Thoughts of Boston

I cradle it gently in my hands, taking care not to let go.  My finger traces the etchings of BOSTON on the side of the mug, and it somehow represents more to me than a simple souvenir.  I'm remembering what I left behind.  I drain the heated brew taking it in, swallowing it down as I wonder when the lump in my throat will follow.

I've been asked, "How are you?" and I find that that question has never been so difficult to answer.  I can't find the words.  I can't choose any certain feeling among the many that are holding me hostage.  This is one of many thoughts that have kept my mind busy over the past week.  So many questions, so few answers and the weight of it all brings me to my knees where I can only seem to utter one word, "God?"

I was standing just beyond the 26 mile marker, a tribute to those 26 lives recently silenced by the unexpected evil in Newtown, Connecticut.  I, being one witness of many sharing in the joy of those who had left behind the journey of Heartbreak Hill and the challenge of many miles before.  Waiting and cheering as I surveyed the street for my runner to round the bend and claim his medal.

At a distance, I spot his orange shirt moving closer in a painful stride.  Victory!  Arms raise, tears fall and the finish is steps away.  The dreamer finds this hope of many years has come to stir him from his reverie and to awaken him to this reality.  And it seems to be the perfect ending to the story of a man who has sacrificed, strived and pushed forward to gain a moment of deeply personal accomplishment.

We are full of happy congratulations as we leave the hotel to head for the airport.  The city of Boston has been kind to us, and we practice the culture of where we are by talking to strangers and offering smiles.  Two ladies wrapped in marathon foils exit their cab at the curb.  They are worn and seem to not hear our words of encouragement.  I notice a tremble about their shoulders.  In tears, one tells us of explosions at the finish line and we wonder stupidly what she means.

The ride to the airport finds us searching for information on our phones, and quick texts to family to say we are okay.   While at the airport, we learn more of the situation.  There are severe injuries, death.  I'm suddenly sick.

It's a strange and horrible day.  Surreal.

When we arrive home that night, my son cries long and hard into my shoulder.

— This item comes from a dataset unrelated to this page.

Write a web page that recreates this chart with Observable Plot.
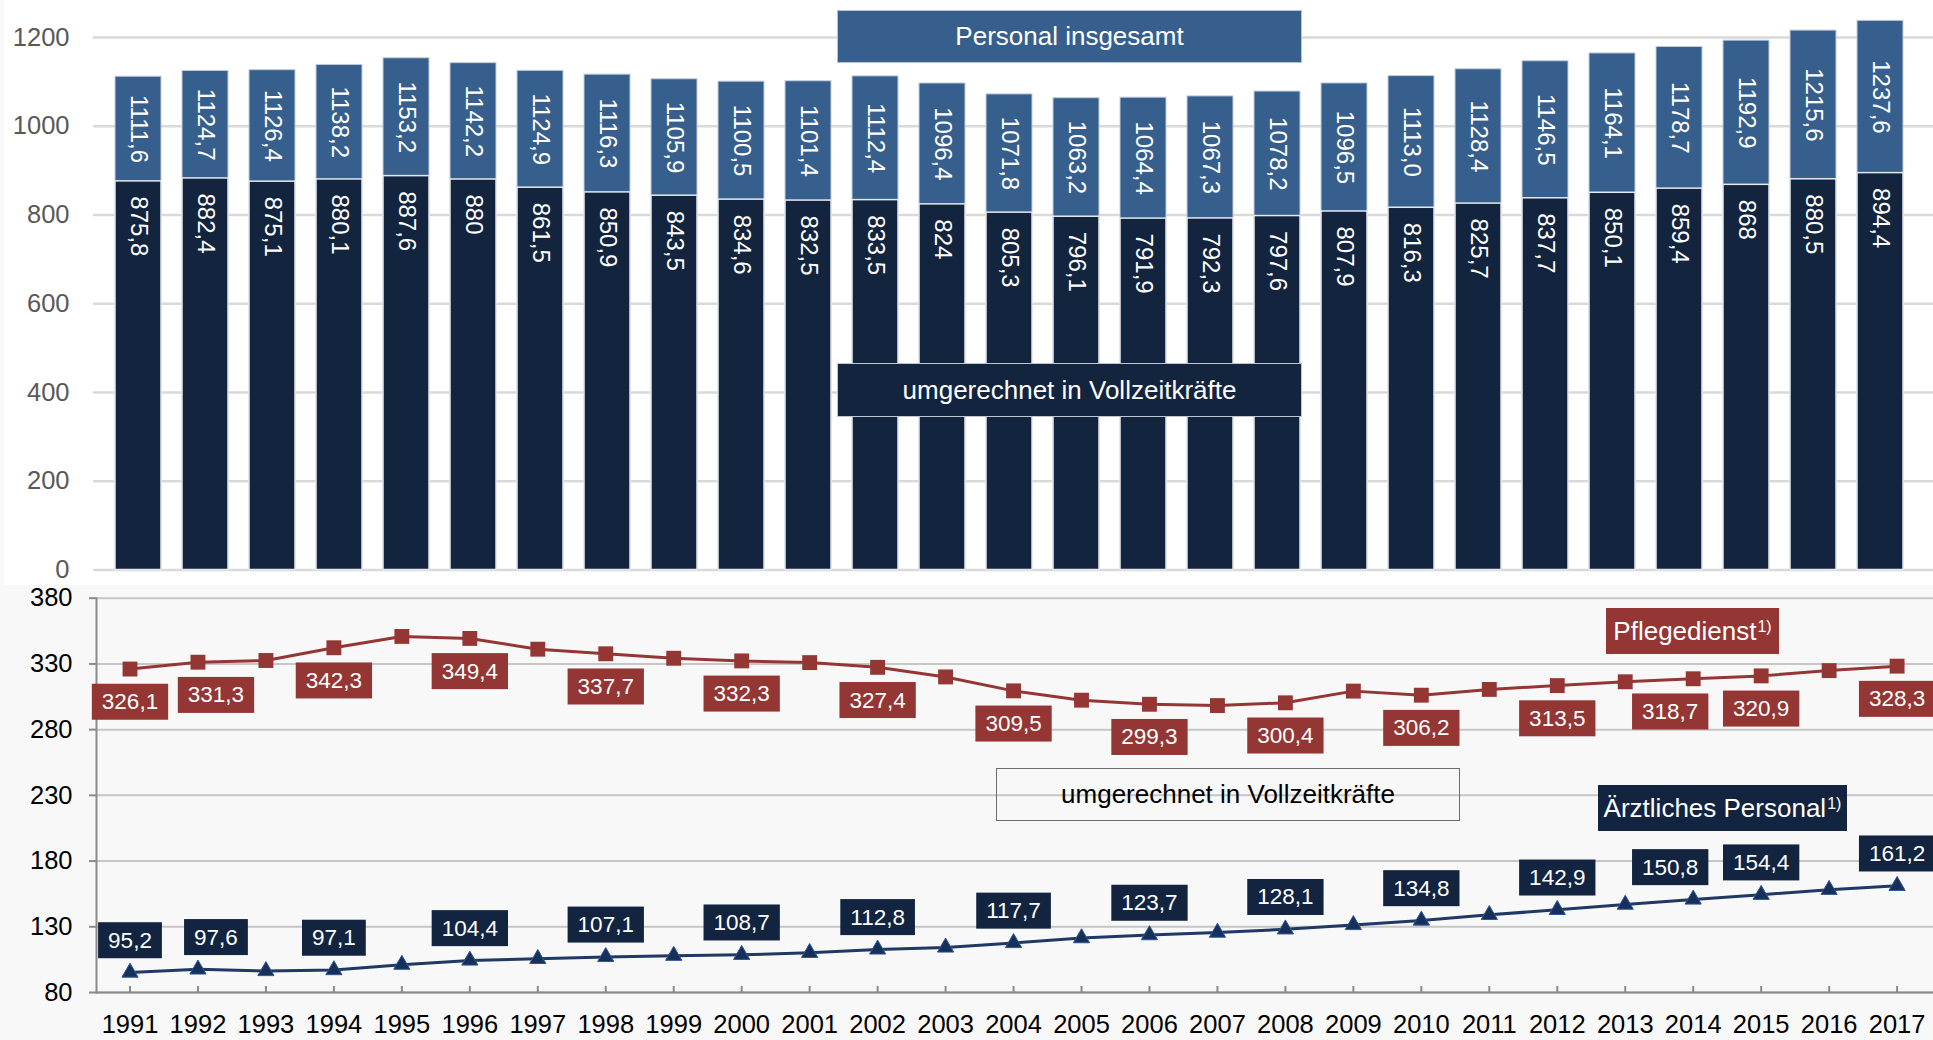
<!DOCTYPE html>
<html>
<head>
<meta charset="utf-8">
<script src="https://cdn.jsdelivr.net/npm/d3@7"></script>
<script src="https://cdn.jsdelivr.net/npm/@observablehq/plot@0.6"></script>
<style>
  body { margin: 0; background: #f8f8f8; font-family: "Liberation Sans", Arial, sans-serif; }
  #page { position: relative; width: 1933px; height: 1040px; overflow: hidden; }
  .box { position: absolute; box-sizing: border-box; display: flex; align-items: center; justify-content: center; font-size: 26px; white-space: nowrap; }
  .box sup { font-size: 16px; vertical-align: top; position: relative; top: -4px; margin-left: 1px; }
</style>
</head>
<body>
<div id="page">
  <div id="top" style="position:absolute;left:4px;top:0;width:1929px;"></div>
  <div id="bottom" style="position:absolute;left:0;top:585px;width:1933px;"></div>
  <div class="box" style="left:837px;top:10px;width:465px;height:53px;background:#365f8e;border:1px solid #b7c3d3;color:#fff;">Personal insgesamt</div>
  <div class="box" style="left:837px;top:363px;width:465px;height:54px;background:#13243f;border:1px solid #c0c6cf;color:#fff;">umgerechnet in Vollzeitkräfte</div>
  <div class="box" style="left:996px;top:768px;width:464px;height:53px;border:1.5px solid #6e6e6e;color:#000;">umgerechnet in Vollzeitkräfte</div>
  <div class="box" style="left:1606px;top:608px;width:173px;height:46px;background:#943634;color:#fff;">Pflegedienst<sup>1)</sup></div>
  <div class="box" style="left:1598px;top:785px;width:249px;height:46px;background:#12243f;color:#fff;">Ärztliches Personal<sup>1)</sup></div>
</div>
<script>
// ---------- data ----------
const years = [1991, 1992, 1993, 1994, 1995, 1996, 1997, 1998, 1999, 2000, 2001, 2002, 2003, 2004,
               2005, 2006, 2007, 2008, 2009, 2010, 2011, 2012, 2013, 2014, 2015, 2016, 2017];
const personalInsgesamt = [1111.6, 1124.7, 1126.4, 1138.2, 1153.2, 1142.2, 1124.9, 1116.3, 1105.9, 1100.5,
                           1101.4, 1112.4, 1096.4, 1071.8, 1063.2, 1064.4, 1067.3, 1078.2, 1096.5, 1113.0,
                           1128.4, 1146.5, 1164.1, 1178.7, 1192.9, 1215.6, 1237.6];
const vollzeitkraefte = [875.8, 882.4, 875.1, 880.1, 887.6, 880, 861.5, 850.9, 843.5, 834.6,
                         832.5, 833.5, 824, 805.3, 796.1, 791.9, 792.3, 797.6, 807.9, 816.3,
                         825.7, 837.7, 850.1, 859.4, 868, 880.5, 894.4];
const pflegedienst = [326.1, 331.3, 332.6, 342.3, 350.9, 349.4, 341.2, 337.7, 334.3, 332.3,
                      331.0, 327.4, 320.1, 309.5, 302.4, 299.3, 298.3, 300.4, 309.3, 306.2,
                      310.6, 313.5, 316.4, 318.7, 320.9, 324.9, 328.3];
const aerztlich = [95.2, 97.6, 96.4, 97.1, 101.2, 104.4, 105.6, 107.1, 108.0, 108.7,
                   110.2, 112.8, 114.3, 117.7, 121.4, 123.7, 125.6, 128.1, 131.4, 134.8,
                   139.1, 142.9, 146.9, 150.8, 154.4, 158.2, 161.2];
const labelYears = [1991, 1992, 1994, 1996, 1998, 2000, 2002, 2004, 2006, 2008, 2010, 2012, 2014, 2015, 2017];
const yTicksTop = [0, 200, 400, 600, 800, 1000, 1200];
const yTicksBottom = [80, 130, 180, 230, 280, 330, 380];

// ---------- style ----------
const FONT = "Liberation Sans, Arial, sans-serif";
const labelShift = {1992: 18, 2014: -23};   // horizontal nudge of value boxes (px)
const C = {light: "#365f8e", dark: "#13243f", red: "#943634", navy: "#12243f", navyLine: "#1f3864"};

const fmt1 = v => v.toFixed(1).replace(".", ",");
const fmtFte = v => Number.isInteger(v) ? String(v) : fmt1(v);

const bars = years.map((year, i) => ({year, total: personalInsgesamt[i], fte: vollzeitkraefte[i]}));
const lines = years.map((year, i) => ({year, pflege: pflegedienst[i], arzt: aerztlich[i]}));
const labeled = lines.filter(d => labelYears.includes(d.year));

// ---------- top: bars ----------
const topPlot = Plot.plot({
  width: 1929, height: 585,
  marginLeft: 89, marginRight: 0, marginTop: 37, marginBottom: 15.5,
  style: {background: "white", fontFamily: FONT, fontSize: "24px", overflow: "visible"},
  x: {type: "band", domain: years, range: [100, 1909.6], paddingInner: 0.32, paddingOuter: 0, axis: null},
  y: {domain: [0, 1200], axis: null},
  marks: [
    Plot.ruleY(yTicksTop, {stroke: "#d9d9d9", strokeWidth: 2.5}),
    Plot.barY(bars, {x: "year", y: "total", fill: C.light, stroke: "#c3cddb", strokeWidth: 1}),
    Plot.barY(bars, {x: "year", y: "fte", fill: C.dark, stroke: "#e6e9ee", strokeWidth: 1.5}),
    Plot.text(bars, {x: "year", y: d => (d.fte + d.total) / 2, text: d => fmt1(d.total),
                     rotate: 90, fill: "white", fontSize: 24}),
    Plot.text(bars, {x: "year", y: "fte", text: d => fmtFte(d.fte), rotate: 90,
                     textAnchor: "start", dy: 15, fill: "white", fontSize: 24}),
    Plot.axisY({ticks: yTicksTop, tickSize: 0, tickPadding: 24, tickFormat: d => String(d),
                fill: "#595959", fontSize: 25.5, label: null})
  ]
});
document.getElementById("top").appendChild(topPlot);

// ---------- bottom: lines ----------
function valueLabels(key, dy, name) {
  const shifts = [0, ...new Set(Object.values(labelShift))];
  return shifts.map(s => Plot.text(
    labeled.filter(d => (labelShift[d.year] || 0) === s),
    {x: "year", y: key, text: d => fmt1(d[key]), dx: s, dy, fill: "white", fontSize: 22.5, ariaDescription: name}
  ));
}

const bottomPlot = Plot.plot({
  width: 1933, height: 455,
  marginLeft: 96, marginRight: 0, marginTop: 12.7, marginBottom: 48,
  style: {background: "transparent", fontFamily: FONT, fontSize: "24px", overflow: "visible"},
  x: {domain: [1991, 2017], range: [129.5, 1896.6], axis: null},
  y: {domain: [80, 380], axis: null},
  marks: [
    Plot.gridY({ticks: yTicksBottom, stroke: "#c6c6c6", strokeOpacity: 1, strokeWidth: 2}),
    Plot.frame({anchor: "left", stroke: "#8a8a8a", strokeWidth: 2}),
    Plot.frame({anchor: "bottom", stroke: "#8a8a8a", strokeWidth: 2}),
    Plot.axisY({ticks: yTicksBottom, tickSize: 7, tickPadding: 17, stroke: "#8a8a8a", strokeWidth: 2,
                fill: "#000", fontSize: 25.5, label: null}),
    Plot.axisX({ticks: years, tickSize: 6, dy: -6, tickFormat: () => "", stroke: "#8a8a8a",
                strokeWidth: 2, label: null}),
    Plot.axisX({ticks: years, tickSize: 0, tickPadding: 22, tickFormat: d => String(d),
                fill: "#000", fontSize: 25.5, label: null}),
    Plot.line(lines, {x: "year", y: "pflege", stroke: C.red, strokeWidth: 3}),
    Plot.dot(lines, {x: "year", y: "pflege", symbol: "square", r: 8.4, fill: C.red}),
    Plot.line(lines, {x: "year", y: "arzt", stroke: C.navyLine, strokeWidth: 3}),
    Plot.dot(lines, {x: "year", y: "arzt", symbol: "triangle", r: 6, fill: "#17305a", stroke: "#2f5597", strokeWidth: 1}),
    ...valueLabels("pflege", 33, "pflege-label"),
    ...valueLabels("arzt", -32, "arzt-label")
  ]
});
document.getElementById("bottom").appendChild(bottomPlot);

function addBoxes(svg, name, color) {
  svg.querySelectorAll(`g[aria-description="${name}"] text`).forEach(t => {
    const b = t.getBBox();
    const r = document.createElementNS("http://www.w3.org/2000/svg", "rect");
    r.setAttribute("x", b.x - 10);
    r.setAttribute("width", b.width + 20);
    r.setAttribute("y", b.y + b.height / 2 - 18);
    r.setAttribute("height", 36);
    const tr = t.getAttribute("transform");
    if (tr) r.setAttribute("transform", tr);
    r.setAttribute("fill", color);
    r.setAttribute("stroke", "none");
    t.parentNode.insertBefore(r, t);
  });
}
addBoxes(bottomPlot, "pflege-label", C.red);
addBoxes(bottomPlot, "arzt-label", C.navy);
</script>
</body>
</html>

It could have been me, and I think about why it wasn't.  So great was His mercy to me that my life shall continue for another day.  My body was spared to move as it always has.  My ears did not hear the splitting boom of bombs or the shattering of glass.  My nose did not detect the scent of fumes, my eyes did not see a mangled mess of evil or the blood of innocent ones poured out along the street.  In many ways, I have been spared the pain.

I am with them, strangely connected in thoughts that put myself in their place.  So much has been taken, and I want to know that all of us will be restored somehow, someway.  I want to see how God will take what the evil trenches of hell has forced upon us and mold it in his righteous omnipotent hands to make us all beautifully whole again.

God, the dream-giver, the author and creator of the world has not written the last chapter.  He is with us, changing us, renewing us, reviving us on this journey to the end.  He alone knows how and when we will reach the finish.  May we be given the strength and grace to raise our arms in victory.